_EXERCISE REQUIREMENTS_
It is required that the lines from the top of the listing through the line with "0.768, 0.811, 0.858]" be reproduced exactly, excluding pictures.
--*--
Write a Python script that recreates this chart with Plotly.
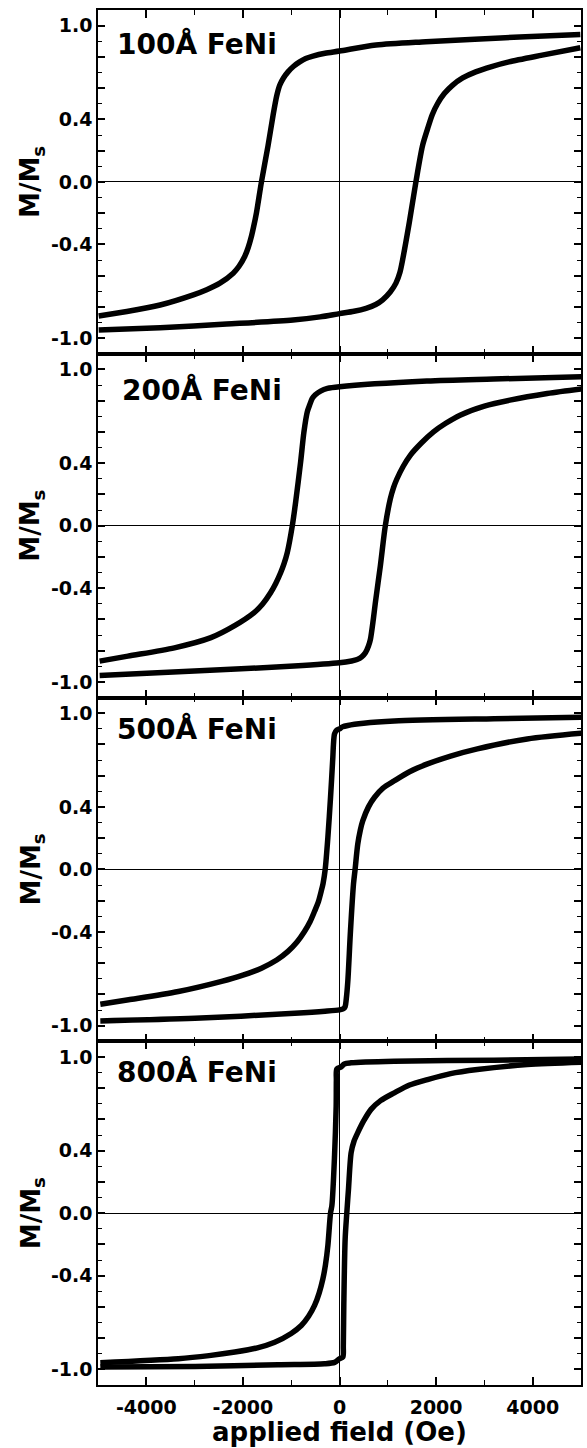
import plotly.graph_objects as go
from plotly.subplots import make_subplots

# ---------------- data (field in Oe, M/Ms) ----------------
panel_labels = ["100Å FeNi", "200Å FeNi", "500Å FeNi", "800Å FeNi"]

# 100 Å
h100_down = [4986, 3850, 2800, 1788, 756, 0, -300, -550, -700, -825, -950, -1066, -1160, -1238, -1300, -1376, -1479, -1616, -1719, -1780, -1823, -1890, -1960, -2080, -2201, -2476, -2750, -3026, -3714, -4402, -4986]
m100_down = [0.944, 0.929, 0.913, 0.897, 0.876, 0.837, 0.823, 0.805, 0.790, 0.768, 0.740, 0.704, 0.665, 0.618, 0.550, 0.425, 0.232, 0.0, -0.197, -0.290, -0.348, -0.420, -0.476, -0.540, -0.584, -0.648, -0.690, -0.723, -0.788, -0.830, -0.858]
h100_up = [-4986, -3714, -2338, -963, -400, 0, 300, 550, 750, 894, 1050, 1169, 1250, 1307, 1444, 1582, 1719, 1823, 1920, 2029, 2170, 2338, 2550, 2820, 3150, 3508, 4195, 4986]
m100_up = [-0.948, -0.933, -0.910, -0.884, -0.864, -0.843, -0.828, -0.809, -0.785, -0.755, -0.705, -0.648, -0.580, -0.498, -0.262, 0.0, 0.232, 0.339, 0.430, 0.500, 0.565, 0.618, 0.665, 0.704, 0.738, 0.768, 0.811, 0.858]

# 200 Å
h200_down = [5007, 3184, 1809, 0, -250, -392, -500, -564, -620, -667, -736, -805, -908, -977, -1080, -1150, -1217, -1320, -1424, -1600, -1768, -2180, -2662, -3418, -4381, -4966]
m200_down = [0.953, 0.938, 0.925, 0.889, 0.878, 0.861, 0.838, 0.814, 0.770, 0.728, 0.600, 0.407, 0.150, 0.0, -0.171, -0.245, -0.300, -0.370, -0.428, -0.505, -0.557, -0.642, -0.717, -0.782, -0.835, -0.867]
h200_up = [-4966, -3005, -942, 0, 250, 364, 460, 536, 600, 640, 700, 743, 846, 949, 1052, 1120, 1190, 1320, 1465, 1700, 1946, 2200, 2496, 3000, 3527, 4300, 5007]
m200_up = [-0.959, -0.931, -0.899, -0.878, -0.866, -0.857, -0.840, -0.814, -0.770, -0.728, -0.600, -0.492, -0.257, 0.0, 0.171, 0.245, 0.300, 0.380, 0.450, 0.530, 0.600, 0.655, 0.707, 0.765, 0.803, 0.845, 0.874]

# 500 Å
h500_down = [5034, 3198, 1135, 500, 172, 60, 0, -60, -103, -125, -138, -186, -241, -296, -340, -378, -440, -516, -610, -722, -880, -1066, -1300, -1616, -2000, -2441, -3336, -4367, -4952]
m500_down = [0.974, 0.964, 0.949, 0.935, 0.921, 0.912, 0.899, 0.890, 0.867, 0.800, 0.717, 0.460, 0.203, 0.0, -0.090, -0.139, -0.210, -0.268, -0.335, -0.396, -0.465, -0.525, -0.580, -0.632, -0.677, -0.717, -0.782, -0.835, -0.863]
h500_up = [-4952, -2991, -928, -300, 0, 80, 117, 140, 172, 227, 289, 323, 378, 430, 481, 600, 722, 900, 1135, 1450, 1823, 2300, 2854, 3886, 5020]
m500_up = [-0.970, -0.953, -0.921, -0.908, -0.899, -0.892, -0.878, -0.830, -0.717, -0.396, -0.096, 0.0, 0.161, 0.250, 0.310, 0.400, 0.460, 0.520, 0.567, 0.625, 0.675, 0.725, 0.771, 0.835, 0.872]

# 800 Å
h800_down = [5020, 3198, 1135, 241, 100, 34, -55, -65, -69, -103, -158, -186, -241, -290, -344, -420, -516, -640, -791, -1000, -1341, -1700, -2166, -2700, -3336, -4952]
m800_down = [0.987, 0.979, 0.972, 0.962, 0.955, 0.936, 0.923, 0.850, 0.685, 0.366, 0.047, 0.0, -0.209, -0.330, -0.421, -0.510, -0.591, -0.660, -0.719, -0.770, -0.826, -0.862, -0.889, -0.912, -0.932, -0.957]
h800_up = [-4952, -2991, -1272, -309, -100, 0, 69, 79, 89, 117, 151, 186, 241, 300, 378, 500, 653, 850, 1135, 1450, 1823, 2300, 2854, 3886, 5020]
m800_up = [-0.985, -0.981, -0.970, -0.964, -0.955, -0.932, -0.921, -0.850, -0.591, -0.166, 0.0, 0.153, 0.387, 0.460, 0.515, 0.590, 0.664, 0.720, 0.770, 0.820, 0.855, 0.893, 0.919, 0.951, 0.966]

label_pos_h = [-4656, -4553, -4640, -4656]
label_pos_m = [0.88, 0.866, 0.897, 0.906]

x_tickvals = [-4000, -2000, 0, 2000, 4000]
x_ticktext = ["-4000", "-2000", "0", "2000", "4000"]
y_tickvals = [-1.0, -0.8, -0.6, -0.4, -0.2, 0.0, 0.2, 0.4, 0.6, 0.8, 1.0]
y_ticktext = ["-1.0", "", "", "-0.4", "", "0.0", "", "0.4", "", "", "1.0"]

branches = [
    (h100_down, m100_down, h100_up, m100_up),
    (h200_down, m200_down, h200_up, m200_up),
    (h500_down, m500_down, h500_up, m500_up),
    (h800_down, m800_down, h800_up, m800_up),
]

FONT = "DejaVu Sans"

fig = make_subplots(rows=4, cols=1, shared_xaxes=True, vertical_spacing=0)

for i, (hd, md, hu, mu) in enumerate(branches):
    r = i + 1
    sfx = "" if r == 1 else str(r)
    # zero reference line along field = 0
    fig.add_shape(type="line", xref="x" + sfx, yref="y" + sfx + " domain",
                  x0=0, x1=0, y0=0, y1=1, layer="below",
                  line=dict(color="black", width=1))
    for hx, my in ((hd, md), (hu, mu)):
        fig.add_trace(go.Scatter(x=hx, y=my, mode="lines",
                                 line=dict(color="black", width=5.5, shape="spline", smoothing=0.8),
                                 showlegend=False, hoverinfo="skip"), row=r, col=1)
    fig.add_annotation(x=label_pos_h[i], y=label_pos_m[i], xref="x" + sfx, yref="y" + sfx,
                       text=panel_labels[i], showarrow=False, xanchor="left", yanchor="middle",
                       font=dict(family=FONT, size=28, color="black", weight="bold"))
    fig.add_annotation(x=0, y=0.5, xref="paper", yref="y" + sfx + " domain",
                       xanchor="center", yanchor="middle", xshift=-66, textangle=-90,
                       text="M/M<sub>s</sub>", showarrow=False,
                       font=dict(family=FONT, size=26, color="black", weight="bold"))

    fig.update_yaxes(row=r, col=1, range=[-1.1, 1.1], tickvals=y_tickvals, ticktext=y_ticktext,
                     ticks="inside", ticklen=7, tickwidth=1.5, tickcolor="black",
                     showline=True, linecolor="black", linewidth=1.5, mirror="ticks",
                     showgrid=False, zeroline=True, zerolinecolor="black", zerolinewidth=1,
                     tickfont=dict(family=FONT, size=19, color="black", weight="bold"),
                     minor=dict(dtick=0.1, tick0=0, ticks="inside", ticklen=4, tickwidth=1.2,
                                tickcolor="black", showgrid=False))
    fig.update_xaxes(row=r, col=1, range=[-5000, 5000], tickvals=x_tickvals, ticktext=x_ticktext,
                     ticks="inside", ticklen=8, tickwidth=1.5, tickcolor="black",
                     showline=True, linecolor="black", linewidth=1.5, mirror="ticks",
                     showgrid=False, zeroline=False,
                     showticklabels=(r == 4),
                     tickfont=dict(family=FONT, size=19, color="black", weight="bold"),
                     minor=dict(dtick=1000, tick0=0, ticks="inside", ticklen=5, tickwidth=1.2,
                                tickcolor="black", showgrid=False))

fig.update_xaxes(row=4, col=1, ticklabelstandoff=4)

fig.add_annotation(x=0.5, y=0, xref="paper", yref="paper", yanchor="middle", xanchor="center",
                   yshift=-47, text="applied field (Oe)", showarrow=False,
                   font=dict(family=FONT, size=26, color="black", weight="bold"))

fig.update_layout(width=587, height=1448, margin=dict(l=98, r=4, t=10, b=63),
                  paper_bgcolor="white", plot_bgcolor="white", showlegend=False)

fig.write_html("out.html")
--*--
_RESULT FOR THIS EXERCISE_
Write a Python script that recreates this chart with Plotly.
import plotly.graph_objects as go
from plotly.subplots import make_subplots

# ---------------- data (field in Oe, M/Ms) ----------------
panel_labels = ["100Å FeNi", "200Å FeNi", "500Å FeNi", "800Å FeNi"]

# 100 Å
h100_down = [4986, 3850, 2800, 1788, 756, 0, -300, -550, -700, -825, -950, -1066, -1160, -1238, -1300, -1376, -1479, -1616, -1719, -1780, -1823, -1890, -1960, -2080, -2201, -2476, -2750, -3026, -3714, -4402, -4986]
m100_down = [0.944, 0.929, 0.913, 0.897, 0.876, 0.837, 0.823, 0.805, 0.790, 0.768, 0.740, 0.704, 0.665, 0.618, 0.550, 0.425, 0.232, 0.0, -0.197, -0.290, -0.348, -0.420, -0.476, -0.540, -0.584, -0.648, -0.690, -0.723, -0.788, -0.830, -0.858]
h100_up = [-4986, -3714, -2338, -963, -400, 0, 300, 550, 750, 894, 1050, 1169, 1250, 1307, 1444, 1582, 1719, 1823, 1920, 2029, 2170, 2338, 2550, 2820, 3150, 3508, 4195, 4986]
m100_up = [-0.948, -0.933, -0.910, -0.884, -0.864, -0.843, -0.828, -0.809, -0.785, -0.755, -0.705, -0.648, -0.580, -0.498, -0.262, 0.0, 0.232, 0.339, 0.430, 0.500, 0.565, 0.618, 0.665, 0.704, 0.738, 0.768, 0.811, 0.858]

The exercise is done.